Fortunately, I’ve discovered two powerful business tools that not only help me plan for upcoming expenses like taxes, salaries, and insurance — they can even help me get paid faster: cash flow forecasting and invoice factoring. In this article, we’ll discuss what these tools are, why they are important, and how they can help you better manage business income and expenses.

What is Cash Flow Forecasting, and why is it important?

As any business owner knows, the best-paying client isn’t always the fastest-paying client. However, waiting too long for payment can cause cash flow problems that make it difficult to pay debts, including payroll. Add unexpected expenses to the equation, and your company can quickly become insolvent.

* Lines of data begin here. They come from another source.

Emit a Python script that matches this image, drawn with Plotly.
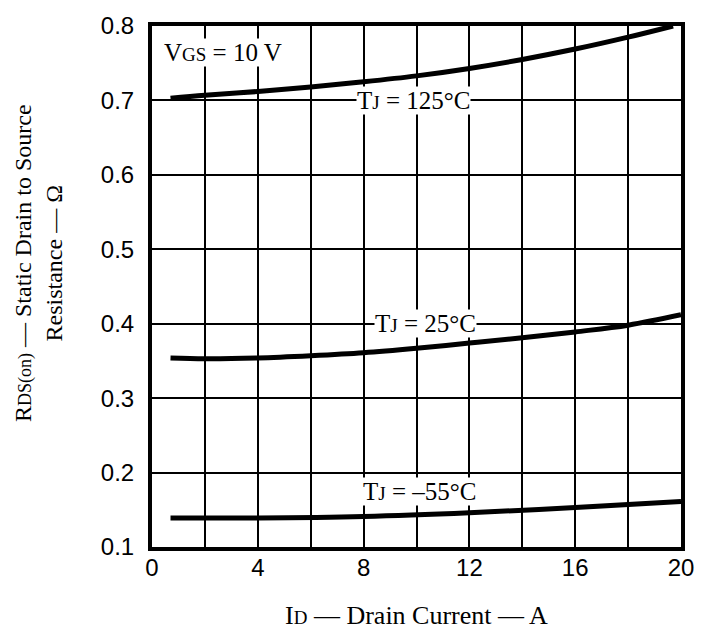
import plotly.graph_objects as go

# Data
id_125 = [0.7, 2, 4, 6, 8, 10, 12, 14, 16, 18, 19.7]
r_125 = [0.703, 0.707, 0.712, 0.718, 0.725, 0.733, 0.743, 0.755, 0.769, 0.785, 0.800]

id_25 = [0.7, 2, 4, 6, 8, 10, 12, 14, 16, 18, 20]
r_25 = [0.354, 0.353, 0.354, 0.357, 0.361, 0.367, 0.374, 0.381, 0.389, 0.398, 0.412]

id_m55 = [0.7, 4, 8, 12, 16, 20]
r_m55 = [0.139, 0.139, 0.141, 0.146, 0.153, 0.161]

x_ticks = [0, 4, 8, 12, 16, 20]
y_ticks = [0.1, 0.2, 0.3, 0.4, 0.5, 0.6, 0.7, 0.8]

SERIF = "Liberation Serif, Times New Roman, serif"
SANS = "Liberation Sans, Arial, sans-serif"

def sm(t, size):
    return f'<span style="font-size:{size}px">{t}</span>'

fig = go.Figure()
for xs, ys in [(id_125, r_125), (id_25, r_25), (id_m55, r_m55)]:
    fig.add_trace(go.Scatter(x=xs, y=ys, mode="lines",
                             line=dict(color="black", width=5, shape="spline"),
                             showlegend=False, hoverinfo="skip"))

annots = [
    dict(x=0.4, y=0.765, text="V" + sm("GS", 19) + " = 10 V", xanchor="left"),
    dict(x=9.9, y=0.70, text="T" + sm("J", 19) + " = 125°C", xanchor="center"),
    dict(x=10.35, y=0.40, text="T" + sm("J", 19) + " = 25°C", xanchor="center"),
    dict(x=10.1, y=0.174, text="T" + sm("J", 19) + " = –55°C", xanchor="center"),
]
for a in annots:
    fig.add_annotation(x=a["x"], y=a["y"], text=a["text"], xanchor=a["xanchor"],
                       yanchor="middle", showarrow=False, bgcolor="white",
                       borderpad=0,
                       font=dict(family=SERIF, size=25, color="black"))

# axis titles as annotations (positioned like the reference)
fig.add_annotation(xref="paper", yref="paper", x=0, y=0.545, xshift=-114,
                   text="R" + sm("DS(on)", 18) + " — Static Drain to Source<br>Resistance — Ω",
                   textangle=-90, showarrow=False, xanchor="center", yanchor="middle",
                   font=dict(family=SERIF, size=24, color="black"))
fig.add_annotation(xref="paper", yref="paper", x=0.5, y=0, yshift=-68,
                   text="I" + sm("D", 19) + " — Drain Current — A",
                   showarrow=False, xanchor="center", yanchor="middle",
                   font=dict(family=SERIF, size=26, color="black"))

fig.update_layout(
    width=706, height=632,
    margin=dict(l=152, r=23, t=15, b=85),
    paper_bgcolor="white", plot_bgcolor="white",
    xaxis=dict(range=[0, 20], tickvals=x_ticks, ticktext=[str(v) for v in x_ticks],
               showgrid=True, gridcolor="black", gridwidth=2,
               minor=dict(dtick=2, tick0=0, showgrid=True, gridcolor="black", gridwidth=2),
               showline=True, linecolor="black", linewidth=4, mirror=True,
               ticks="", ticklabelstandoff=-4, zeroline=False,
               ticklabeloverflow="allow",
               tickfont=dict(family=SANS, size=24, color="black")),
    yaxis=dict(range=[0.1, 0.8], tickvals=y_ticks, ticktext=[f"{v:.1f}" for v in y_ticks],
               showgrid=True, gridcolor="black", gridwidth=2,
               showline=True, linecolor="black", linewidth=4, mirror=True,
               ticks="", ticklabelstandoff=9, zeroline=False,
               ticklabeloverflow="allow",
               tickfont=dict(family=SANS, size=24, color="black")),
)

fig.write_html("out.html", config={"displayModeBar": False},
               post_script="document.body.style.margin='0';document.body.style.overflow='hidden';")
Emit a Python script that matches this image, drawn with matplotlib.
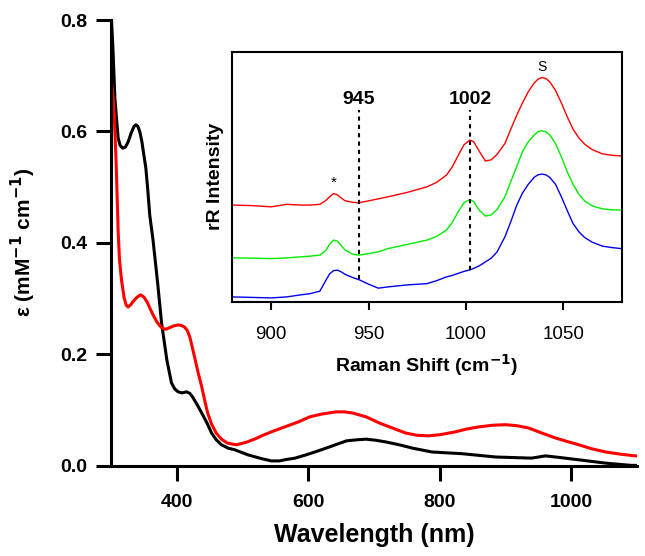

Cash flow forecasting is method of predicting your company’s future financial position based on anticipated accounts receivable and expenses. You can use cash flow forecasting to determine your financial position at any given time — and to effectively prepare for upcoming costs.

Accurate cash flow forecasting can ensure that your business is prepared to pay its expected expenses, as well as those that may be less predictable. Some expenses — such as utility bills, insurance, and payroll, are generally the same each month. Other costs, such as unexpected repairs or a lawsuit, may take you by surprise. While cash flow forecasting can’t prepare you for every financial scenario, it can help you be better prepared for potential shortfalls.